### Exercise instructions
Leaving out every picture, retype the lines below from the top through the one that contains "0.0404, 0.0504, 0.0600];".
Given material start
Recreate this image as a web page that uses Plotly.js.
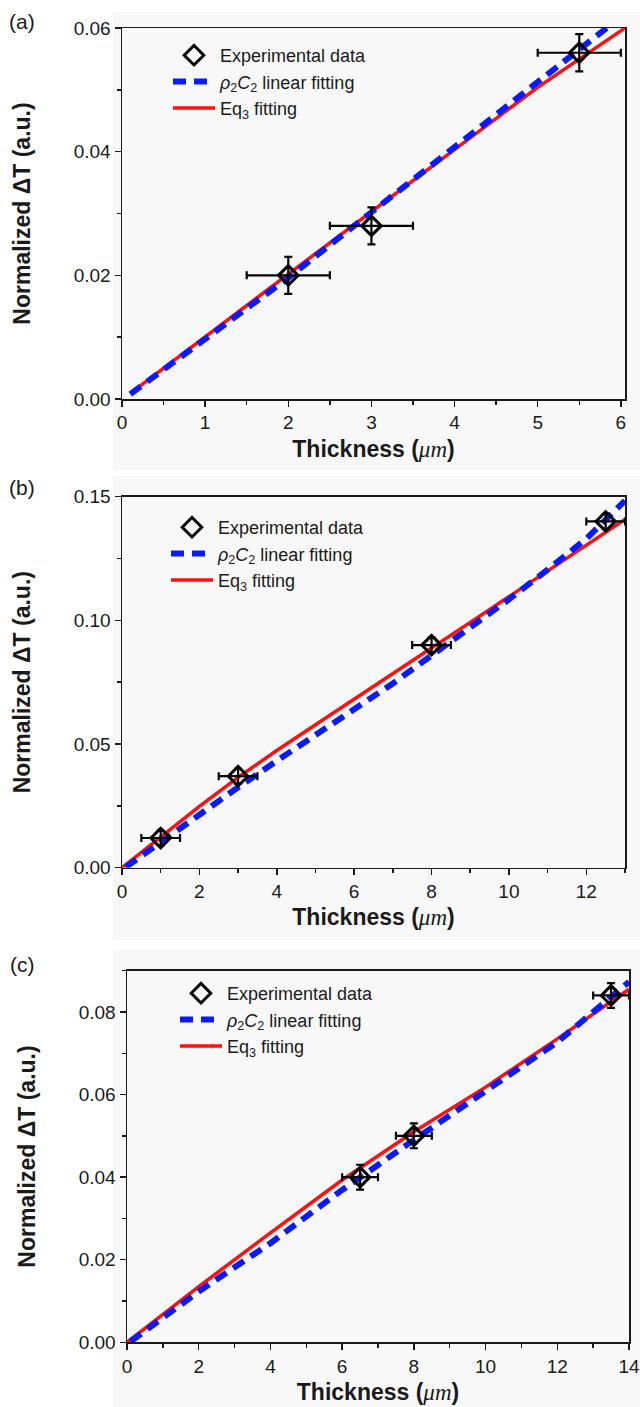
<!DOCTYPE html>
<html>
<head>
<meta charset="utf-8">
<script src="https://cdn.plot.ly/plotly-3.0.1.min.js"></script>
<style>html,body{margin:0;padding:0;background:#fff;}#chart{width:640px;height:1407px;}</style>
</head>
<body>
<div id="chart"></div>
<script>
// ---------- Panel (a) ----------
const thickA = [2, 3, 5.5];
const dTA = [0.020, 0.028, 0.056];
const xErrA = [0.5, 0.5, 0.5];
const yErrA = [0.003, 0.003, 0.003];
const linFitXA = [0.1, 1, 2, 3, 4, 5, 5.83];
const linFitYA = [0.0008, 0.0097, 0.0196, 0.0302, 0.0408, 0.0512, 0.0600];
const eqFitXA = [0.1, 1, 2, 3, 4, 5, 6.05];
const eqFitYA = [0.0009, 0.0101, 0.0202, 0.0303, 0.0404, 0.0504, 0.0600];

// ---------- Panel (b) ----------
const thickB = [1, 3, 8, 12.5];
const dTB = [0.012, 0.037, 0.090, 0.140];
const xErrB = [0.5, 0.5, 0.5, 0.5];
const yErrB = [0.003, 0.003, 0.003, 0.003];
const linFitXB = [0.1, 1, 2, 3, 4, 5, 6, 7, 8, 9, 10, 11, 12, 13];
const linFitYB = [0.0003, 0.0105, 0.0215, 0.0325, 0.0432, 0.0535, 0.0637, 0.0745, 0.0858, 0.0970, 0.1085, 0.1205, 0.1330, 0.1484];
const eqFitXB = [0, 1, 2, 3, 4, 5, 6, 7, 8, 9, 10, 11, 12, 13];
const eqFitYB = [0, 0.0125, 0.0248, 0.0365, 0.0474, 0.0578, 0.0680, 0.0784, 0.0888, 0.0992, 0.1096, 0.1200, 0.1304, 0.1408];

// ---------- Panel (c) ----------
const thickC = [6.5, 8, 13.5];
const dTC = [0.040, 0.050, 0.084];
const xErrC = [0.5, 0.5, 0.5];
const yErrC = [0.003, 0.003, 0.003];
const linFitXC = [0.1, 2, 4, 6, 8, 10, 12, 14];
const linFitYC = [0.0002, 0.0123, 0.0240, 0.0369, 0.0490, 0.0610, 0.0727, 0.0873];
const eqFitXC = [0, 2, 4, 6, 8, 10, 12, 14];
const eqFitYC = [0, 0.0135, 0.0265, 0.0393, 0.0510, 0.0618, 0.0735, 0.0855];

// labels
const legendNames = ['Experimental data', '<i>ρ</i><sub>2</sub><i>C</i><sub>2</sub> linear fitting', 'Eq<sub>3</sub> fitting'];
const panelLabels = ['(a)', '(b)', '(c)'];
const yTitle = 'Normalized ΔT (a.u.)';
const xTitle = "Thickness (<i><span style=\"font-family:'Liberation Serif',serif;font-weight:normal\">μm</span></i>)";

const W = 640, H = 1407;
const FONT = 'Liberation Sans, Arial, sans-serif';
const BLUE = '#0a1aff', RED = '#ff1010', INK = '#1a1a1a';

const panels = [
  {xs: thickA, ys: dTA, xe: xErrA, ye: yErrA, lx: linFitXA, ly: linFitYA, ex: eqFitXA, ey: eqFitYA,
   px: [122, 625], py: [28, 399], xr: [0, 6.05], yr: [0, 0.06], xd: 1, xm: 0.5, yd: 0.02, ym: 0.01,
   leg: [168, 37], lab: [22, 21], bg: [12, 470]},
  {xs: thickB, ys: dTB, xe: xErrB, ye: yErrB, lx: linFitXB, ly: linFitYB, ex: eqFitXB, ey: eqFitYB,
   px: [122, 625], py: [496.7, 867.7], xr: [0, 13], yr: [0, 0.15], xd: 2, xm: 1, yd: 0.05, ym: 0.025,
   leg: [166, 509], lab: [22, 487], bg: [476, 940]},
  {xs: thickC, ys: dTC, xe: xErrC, ye: yErrC, lx: linFitXC, ly: linFitYC, ex: eqFitXC, ey: eqFitYC,
   px: [127, 629], py: [970.7, 1342.3], xr: [0, 14], yr: [0, 0.09], xd: 2, xm: 1, yd: 0.02, ym: 0.01,
   leg: [175, 975], lab: [22, 964], bg: [950, 1407]}
];

const traces = [];
const layout = {
  width: W, height: H,
  margin: {l: 0, r: 0, t: 0, b: 0},
  paper_bgcolor: '#ffffff',
  plot_bgcolor: '#f9f9f9',
  font: {family: FONT, color: INK, size: 18},
  annotations: [],
  shapes: [],
  showlegend: true
};

panels.forEach((p, i) => {
  const n = i === 0 ? '' : String(i + 1);
  const xa = 'x' + n, ya = 'y' + n;
  const legName = i === 0 ? 'legend' : 'legend' + (i + 1);

  traces.push({
    x: p.ex, y: p.ey, xaxis: xa, yaxis: ya, type: 'scatter', mode: 'lines',
    name: legendNames[2], legend: legName, legendrank: 3,
    line: {color: RED, width: 3.5}
  });
  traces.push({
    x: p.lx, y: p.ly, xaxis: xa, yaxis: ya, type: 'scatter', mode: 'lines',
    name: legendNames[1], legend: legName, legendrank: 2,
    line: {color: BLUE, width: 6, dash: '13px,8px'}
  });
  traces.push({
    x: p.xs, y: p.ys, xaxis: xa, yaxis: ya, type: 'scatter', mode: 'markers',
    name: legendNames[0], legend: legName, legendrank: 1,
    marker: {symbol: 'diamond-open', size: 15, color: '#000', line: {width: 3, color: '#000'}},
    error_x: {type: 'data', array: p.xe, visible: true, color: '#000', thickness: 2.2, width: 4},
    error_y: {type: 'data', array: p.ye, visible: true, color: '#000', thickness: 2.2, width: 4}
  });

  const axCommon = {
    showline: true, mirror: true, linecolor: INK, linewidth: 1.5,
    ticks: 'outside', ticklen: 6, tickwidth: 1.5, tickcolor: INK,
    showgrid: false, zeroline: false, fixedrange: true,
    tickfont: {family: FONT, size: 19, color: INK}
  };
  layout['xaxis' + n] = Object.assign({}, axCommon, {
    domain: [p.px[0] / W, p.px[1] / W], anchor: ya, range: p.xr,
    tick0: 0, dtick: p.xd,
    minor: {ticks: 'outside', ticklen: 4, tickwidth: 1.5, tickcolor: INK, dtick: p.xm, tick0: 0},
    title: {text: xTitle, standoff: 8, font: {family: FONT, size: 23, color: INK, weight: 'bold'}}
  });
  layout['yaxis' + n] = Object.assign({}, axCommon, {
    domain: [1 - p.py[1] / H, 1 - p.py[0] / H], anchor: xa, range: p.yr,
    tick0: 0, dtick: p.yd, tickformat: '.2f',
    minor: {ticks: 'outside', ticklen: 4, tickwidth: 1.5, tickcolor: INK, dtick: p.ym, tick0: 0},
    title: {text: yTitle, standoff: 36, font: {family: FONT, size: 23, color: INK, weight: 'bold'}}
  });
  layout[legName] = {
    x: p.leg[0] / W, y: 1 - p.leg[1] / H, xanchor: 'left', yanchor: 'top',
    xref: 'paper', yref: 'paper',
    bgcolor: 'rgba(0,0,0,0)', borderwidth: 0,
    font: {family: FONT, size: 18, color: INK},
    itemwidth: 42, traceorder: 'normal'
  };
  layout.annotations.push({
    text: panelLabels[i], xref: 'paper', yref: 'paper',
    x: p.lab[0] / W, y: 1 - p.lab[1] / H, xanchor: 'center', yanchor: 'middle',
    showarrow: false, font: {family: FONT, size: 21, color: INK}
  });
  layout.shapes.push({
    type: 'rect', xref: 'paper', yref: 'paper', layer: 'below',
    x0: 113 / W, x1: 1, y0: 1 - p.bg[1] / H, y1: 1 - p.bg[0] / H,
    line: {width: 0}, fillcolor: '#f8f8f8'
  });
});

Plotly.newPlot('chart', traces, layout, {staticPlot: true, displayModeBar: false});
</script>
</body>
</html>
Given material end
### Task result
Recreate this image as a web page that uses Plotly.js.
<!DOCTYPE html>
<html>
<head>
<meta charset="utf-8">
<script src="https://cdn.plot.ly/plotly-3.0.1.min.js"></script>
<style>html,body{margin:0;padding:0;background:#fff;}#chart{width:640px;height:1407px;}</style>
</head>
<body>
<div id="chart"></div>
<script>
// ---------- Panel (a) ----------
const thickA = [2, 3, 5.5];
const dTA = [0.020, 0.028, 0.056];
const xErrA = [0.5, 0.5, 0.5];
const yErrA = [0.003, 0.003, 0.003];
const linFitXA = [0.1, 1, 2, 3, 4, 5, 5.83];
const linFitYA = [0.0008, 0.0097, 0.0196, 0.0302, 0.0408, 0.0512, 0.0600];
const eqFitXA = [0.1, 1, 2, 3, 4, 5, 6.05];
const eqFitYA = [0.0009, 0.0101, 0.0202, 0.0303, 0.0404, 0.0504, 0.0600];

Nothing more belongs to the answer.